The channel has found 364,000 subscribers in less than two months since it launched. The You Generation is available in 26 countries and enables Cowell to do things which are just not possible on the more resource intensive and inflexible television platform. It has also been an eye-opening adventure into harnessing the powers of global YouTube stars. Harley Morenstein, the Canadian host of YouTube cooking show Epic Meal Time, worked on The You Generation's search for a chef, while Kandee Johnson, YouTube's star of fashion, was brought in by Cowell to judge the auditions for a stylist.

"This is something completely different for us," Ben Todd, Syco's UK head of media, tells me. "It's a really exciting experiment." It's equally exciting for audition winners like Blake Francis, until this month a 19-year-old student on the Australian Gold Coast, who won Syco's search for a presenter. Having made it to the final three thanks to a video audition where he threw himself backwards off a bridge into a river, Francis was flown to London and is now being deployed as the channel's own presenter.

Some might complain that they still prefer their video shows on a larger screen or that YouTube is a free experience which offers limited opportunities of financial returns for all but the most popular creative performers. But changes are afoot. Smart television sets mean YouTube is no longer confined to computers and mobile devices. And the first experiments are being made in paid subscription YouTube channels, which could transform the business model.

The only British paid subscription channel among the initial 30 that launched this month is a genuinely thrilling experiment to bring live British theatre to an international audience by filming it in high definition.

Digital Theatre launched as a website business three years ago and has developed an idea – also pursued by cinema companies – to broaden access to West End shows, plays and opera.
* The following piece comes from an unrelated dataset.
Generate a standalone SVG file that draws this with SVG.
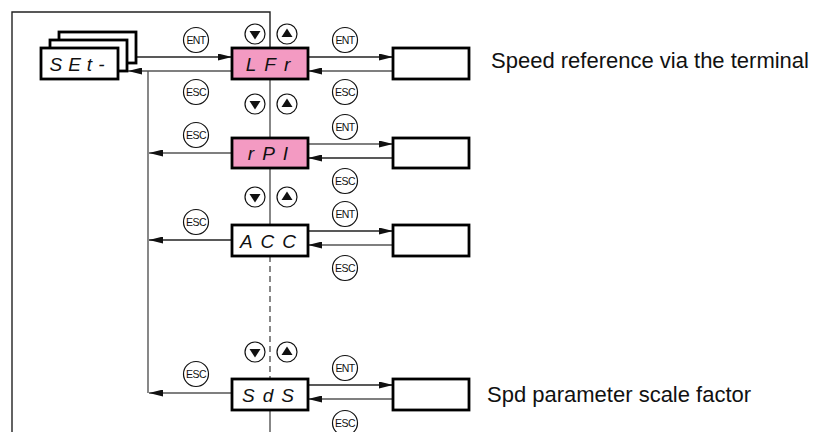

Its current offering includes a selection of Shakespeare, performed at the Globe and the Royal Shakespeare Company.

Productions are filmed with up to 12 cameras but in a way that is intended to replicate the experience of the theatre audience. A high definition download is £10.99 or you can rent the file for 48 hours for £3.99.

In February, the company's founders Robert Delamere and Tom Shaw flew to Los Angeles and made a pitch to become one of the first paid subscriptions on YouTube. "That was quite an important moment for us," says Delamere. "We had to make a big presentation to the great and good of Silicon Valley and had two minutes in front of Jeff Katzenberg (film producer and head of DreamWorks Animation) and Will.i.am (pop and television star)."

The pitch was successful and led to the Digital Theatre YouTube channel, which costs £3.99 a month and offers a choice of 10 productions, including Abi Morgan's Lovesong and the RSC's As You Like It.

Google is sometimes criticised – especially by publishers – for exploiting the content of others and not doing enough to help the creative process. But eight years in, YouTube offers a vast treasure of good stuff, from cutting edge comedy to the high arts.

At 92, Burson still gets the PR world buzzing

The public relations world is buzzing over the imminent arrival from America of a 92-year-old who was once described as "the century's most influential PR figure".

I had no idea until recently that Harold Burson, co-founder of the mighty global agency Burson-Marsteller, was of English parentage (although he grew up in Memphis). He is still likes to fly to Asia to observe changing trends. His New York office meeting room is furnished with four rocking chairs. Nice touch.

Burson set up Burson-Marsteller with the adland executive Bill Marsteller in 1952, when they pioneered the supposedly modern idea of integration with a concept they called "total communications". They also thought global – setting up in Geneva in 1961 and expanding to take on Hill & Knowlton, which was then the only international PR firm.

The pair sold out to Young & Rubicam in 1979 and B-M is now a cash cow for Sir Martin Sorrell's giant WPP advertising and communications network.

Burson is supposedly without enemies, which is saying something for a man whose company did crisis management for some highly controversial clients, from cigarette companies to Union Carbide, the chemical firm that caused the Bhopal disaster. He will talk tonight in London on "The Changing Face of Corporations".

The battle of the bureau to claw back some credibility

Once again Newsnight has apologised for a bungled report, this time for an item which misrepresented the veterans' charity Help for Heroes.

It's not so much the BBC2 flagship that I fear for. Last week's appointment of new editor Ian Katz is also a guarantee of its future – the deputy editor of The Guardian will start in September and will surely be given time by the BBC Director-General Tony Hall to not only restore the programme's reputation but give it a fresh identity.

More precarious is the position of the Bureau of Investigative Journalism (BIJ). Already badly damaged by its association with Newsnight's flawed story on Lord McAlpine, it could hardly afford the PR disaster that comes with its unfortunate partnership with the BBC on the Help for Heroes story.

The BIJ, set up three years ago with money from the Potter Foundation, was a brave new model for serious investigations and offered exciting potential to hungry young journalists. Until now it has depended on alliances with established news media, which will now be wary of working with it. I hope it wins its lonely battle to win back its integrity.